Den Vormarsch in Pokrowsk konnte die Ukraine nicht stoppen. Kann man also sagen, dass die operativen Ziele in dieser Hinsicht verfehlt wurden?
Nein, ich denke, es ist zu früh, um das zu sagen. Ich weiß, dass ein Monat für manche Leute eine lange Zeit ist, aber in einem langen Krieg ist es das eigentlich nicht. Wissen Sie, ich denke, dass die Russen irgendwann um Pokrowsk herum ihren Höhepunkt erreichen werden, egal ob es nur kurz ist, ob es in der Stadt ist oder danach. Ich meine, das Beste, was die Russen bis Ende des Jahres tun können, ist, Pokrowsk einzunehmen. Und ich bin nicht sicher, ob sie das überhaupt schaffen werden. Man sieht eine Verlangsamung ihrer Vorstöße. Die Ukrainer haben zwei bis drei weitere Brigaden in dem Gebiet stationiert, und wissen Sie, in ein oder zwei Monaten, wenn die Regenfälle vor dem Winter einsetzen, wird das die Dinge für die Russen noch schwieriger machen, und natürlich auch für die Ukrainer.
Sehen wir bereits den Höhepunkt der Kursk-Offensive?
Ich denke, wir müssen uns noch ein paar Wochen gedulden und sehen, wie sich die Sache entwickelt. Es ist noch nicht vorbei, ich denke, keine der beiden Seiten hat in Kursk oder Pokrowsk einen Höhepunkt erreicht.
Was sollte der Westen und insbesondere Europa und Deutschland aus der jüngsten Entwicklung lernen?
Ich denke, das Wichtigste ist, Moskau zu sagen, dass sie uns nicht aussitzen können. Ich meine, das ist Putins Theorie des Sieges, nicht wahr? Dass er den Westen aussitzen wird, auf die US-Wahlen wartet und hofft, dass Trump gewählt wird.
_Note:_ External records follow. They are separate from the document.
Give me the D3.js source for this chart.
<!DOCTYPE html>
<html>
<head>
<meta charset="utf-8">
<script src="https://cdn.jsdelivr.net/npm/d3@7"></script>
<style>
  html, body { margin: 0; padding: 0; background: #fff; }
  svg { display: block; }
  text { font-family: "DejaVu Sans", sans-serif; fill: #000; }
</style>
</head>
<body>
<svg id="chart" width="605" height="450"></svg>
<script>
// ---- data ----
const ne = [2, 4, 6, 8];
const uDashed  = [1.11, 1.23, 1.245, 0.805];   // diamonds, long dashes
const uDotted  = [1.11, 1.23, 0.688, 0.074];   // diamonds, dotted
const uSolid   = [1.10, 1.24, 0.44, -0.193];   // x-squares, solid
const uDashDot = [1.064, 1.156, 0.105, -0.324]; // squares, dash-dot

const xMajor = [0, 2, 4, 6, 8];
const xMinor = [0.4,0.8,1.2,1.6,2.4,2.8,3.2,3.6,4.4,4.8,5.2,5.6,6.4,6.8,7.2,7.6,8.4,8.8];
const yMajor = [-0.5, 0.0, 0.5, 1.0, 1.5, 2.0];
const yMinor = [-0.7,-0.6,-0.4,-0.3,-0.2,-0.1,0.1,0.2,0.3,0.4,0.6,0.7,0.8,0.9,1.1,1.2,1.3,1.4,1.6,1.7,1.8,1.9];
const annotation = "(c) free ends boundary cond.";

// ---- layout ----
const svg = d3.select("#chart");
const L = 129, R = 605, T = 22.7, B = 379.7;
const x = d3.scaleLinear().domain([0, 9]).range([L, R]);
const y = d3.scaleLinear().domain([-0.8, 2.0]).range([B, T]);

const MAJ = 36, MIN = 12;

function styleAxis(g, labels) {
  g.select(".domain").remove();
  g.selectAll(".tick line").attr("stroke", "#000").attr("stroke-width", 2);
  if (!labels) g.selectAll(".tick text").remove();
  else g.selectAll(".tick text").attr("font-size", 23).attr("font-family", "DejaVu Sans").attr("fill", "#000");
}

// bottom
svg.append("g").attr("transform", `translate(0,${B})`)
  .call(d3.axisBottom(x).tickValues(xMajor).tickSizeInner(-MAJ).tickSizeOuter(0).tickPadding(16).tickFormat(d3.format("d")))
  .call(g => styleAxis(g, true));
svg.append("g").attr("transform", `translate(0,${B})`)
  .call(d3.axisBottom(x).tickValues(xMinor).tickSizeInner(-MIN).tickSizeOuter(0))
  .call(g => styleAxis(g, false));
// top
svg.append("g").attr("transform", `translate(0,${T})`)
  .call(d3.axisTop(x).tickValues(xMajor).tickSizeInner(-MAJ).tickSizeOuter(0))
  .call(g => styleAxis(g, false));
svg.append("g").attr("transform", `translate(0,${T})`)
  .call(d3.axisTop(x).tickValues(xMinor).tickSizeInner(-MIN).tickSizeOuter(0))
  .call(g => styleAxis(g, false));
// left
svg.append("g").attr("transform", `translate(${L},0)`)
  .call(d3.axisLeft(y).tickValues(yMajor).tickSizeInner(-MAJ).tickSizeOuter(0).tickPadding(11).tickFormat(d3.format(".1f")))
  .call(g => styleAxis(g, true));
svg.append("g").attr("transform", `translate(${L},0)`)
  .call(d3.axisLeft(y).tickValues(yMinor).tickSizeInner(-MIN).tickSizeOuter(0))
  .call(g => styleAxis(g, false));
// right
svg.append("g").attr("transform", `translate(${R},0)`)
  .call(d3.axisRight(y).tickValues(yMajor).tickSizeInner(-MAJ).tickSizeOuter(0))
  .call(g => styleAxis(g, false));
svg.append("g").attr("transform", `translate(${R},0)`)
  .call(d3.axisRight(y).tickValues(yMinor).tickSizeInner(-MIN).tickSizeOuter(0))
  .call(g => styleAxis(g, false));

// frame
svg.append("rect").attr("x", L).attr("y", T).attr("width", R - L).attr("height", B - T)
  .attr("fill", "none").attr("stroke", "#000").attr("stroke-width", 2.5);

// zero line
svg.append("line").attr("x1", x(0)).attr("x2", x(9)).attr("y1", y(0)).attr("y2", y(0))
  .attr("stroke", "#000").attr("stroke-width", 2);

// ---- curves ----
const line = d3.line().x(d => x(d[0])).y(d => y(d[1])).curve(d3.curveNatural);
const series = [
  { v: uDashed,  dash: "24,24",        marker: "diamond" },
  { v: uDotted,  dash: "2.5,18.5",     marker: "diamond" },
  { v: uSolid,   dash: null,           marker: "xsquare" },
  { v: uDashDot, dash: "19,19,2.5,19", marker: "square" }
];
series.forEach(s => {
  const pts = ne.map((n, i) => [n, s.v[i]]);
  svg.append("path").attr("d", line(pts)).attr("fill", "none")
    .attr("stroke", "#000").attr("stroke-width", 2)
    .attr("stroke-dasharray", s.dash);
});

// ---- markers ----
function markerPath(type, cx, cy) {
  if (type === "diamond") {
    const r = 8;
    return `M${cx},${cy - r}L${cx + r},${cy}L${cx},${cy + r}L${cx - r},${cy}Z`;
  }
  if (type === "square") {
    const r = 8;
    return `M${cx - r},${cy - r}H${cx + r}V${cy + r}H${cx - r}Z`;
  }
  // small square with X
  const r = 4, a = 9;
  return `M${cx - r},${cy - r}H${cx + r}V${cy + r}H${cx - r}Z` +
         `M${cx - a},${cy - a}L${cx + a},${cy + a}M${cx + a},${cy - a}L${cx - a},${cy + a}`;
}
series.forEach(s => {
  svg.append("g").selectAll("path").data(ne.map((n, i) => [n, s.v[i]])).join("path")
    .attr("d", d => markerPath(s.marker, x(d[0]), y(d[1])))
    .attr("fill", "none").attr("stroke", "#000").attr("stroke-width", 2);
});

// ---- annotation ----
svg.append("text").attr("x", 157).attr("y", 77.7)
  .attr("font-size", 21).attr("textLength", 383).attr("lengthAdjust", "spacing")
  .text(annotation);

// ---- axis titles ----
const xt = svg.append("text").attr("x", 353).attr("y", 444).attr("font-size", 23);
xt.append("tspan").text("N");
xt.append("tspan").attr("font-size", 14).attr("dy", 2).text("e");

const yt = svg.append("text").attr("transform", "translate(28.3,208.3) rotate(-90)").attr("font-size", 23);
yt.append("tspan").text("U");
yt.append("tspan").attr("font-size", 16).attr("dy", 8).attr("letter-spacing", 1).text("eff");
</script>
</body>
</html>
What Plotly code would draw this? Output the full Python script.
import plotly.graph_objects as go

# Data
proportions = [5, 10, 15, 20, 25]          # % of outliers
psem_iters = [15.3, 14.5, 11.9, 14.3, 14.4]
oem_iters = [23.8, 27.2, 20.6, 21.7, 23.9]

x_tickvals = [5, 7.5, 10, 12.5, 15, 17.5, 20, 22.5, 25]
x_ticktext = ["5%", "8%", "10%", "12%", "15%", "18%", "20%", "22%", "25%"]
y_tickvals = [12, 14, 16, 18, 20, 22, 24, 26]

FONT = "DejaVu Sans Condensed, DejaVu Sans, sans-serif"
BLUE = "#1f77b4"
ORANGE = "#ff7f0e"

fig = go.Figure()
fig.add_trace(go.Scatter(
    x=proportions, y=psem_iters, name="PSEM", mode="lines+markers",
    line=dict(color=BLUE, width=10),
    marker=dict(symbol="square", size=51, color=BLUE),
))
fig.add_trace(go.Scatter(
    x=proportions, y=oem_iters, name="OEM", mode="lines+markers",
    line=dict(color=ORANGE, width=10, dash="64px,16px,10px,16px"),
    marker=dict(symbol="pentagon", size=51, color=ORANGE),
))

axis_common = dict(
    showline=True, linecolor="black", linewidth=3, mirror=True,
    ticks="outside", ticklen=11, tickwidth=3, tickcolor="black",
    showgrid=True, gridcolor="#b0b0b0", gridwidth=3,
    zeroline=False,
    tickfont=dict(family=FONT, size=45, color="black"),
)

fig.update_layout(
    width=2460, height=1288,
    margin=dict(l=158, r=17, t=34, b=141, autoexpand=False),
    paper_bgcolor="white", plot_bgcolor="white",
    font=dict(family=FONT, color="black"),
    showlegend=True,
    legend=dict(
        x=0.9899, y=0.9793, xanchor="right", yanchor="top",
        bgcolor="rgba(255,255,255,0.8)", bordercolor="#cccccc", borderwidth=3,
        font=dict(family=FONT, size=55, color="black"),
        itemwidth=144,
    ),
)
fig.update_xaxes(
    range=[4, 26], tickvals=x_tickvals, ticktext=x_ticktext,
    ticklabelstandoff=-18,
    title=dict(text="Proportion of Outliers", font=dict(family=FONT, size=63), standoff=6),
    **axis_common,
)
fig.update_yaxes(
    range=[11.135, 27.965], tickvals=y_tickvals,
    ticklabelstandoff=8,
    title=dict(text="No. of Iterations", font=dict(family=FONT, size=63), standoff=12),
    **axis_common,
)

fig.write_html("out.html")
Das Wichtigste, was wir also tun können, ist, den Willen und die strategische Geduld zu haben, Putin zu sagen: "Nein, wir lassen euch das nicht machen." Wenn sich die Rhetorik ändert, wird er seine Kalkulation wirklich überdenken müssen. Denn selbst Russland kann nicht weiter jeden Tag 1.200 Menschen verlieren. Es mag ein großes Land sein, aber irgendwann wird sich die Belastung in der Gesellschaft bemerkbar machen.
Fehlt es also am Willen?
Dieser Krieg ist das klarste Beispiel für Gut gegen Böse zu unseren Lebzeiten. Es ist sehr klar, wer hier im Recht ist und wer im Unrecht. Und wenn diese Klarheit nicht ausreicht, um uns von unserer strategischen Ängstlichkeit abzubringen, die wir in den letzten 30 Jahren an den Tag gelegt haben, ist es schwer vorstellbar, was uns sonst noch zu einer proaktiveren Haltung bei der Verteidigung unserer demokratischen Systeme gegen China und Putin und andere bewegen könnte.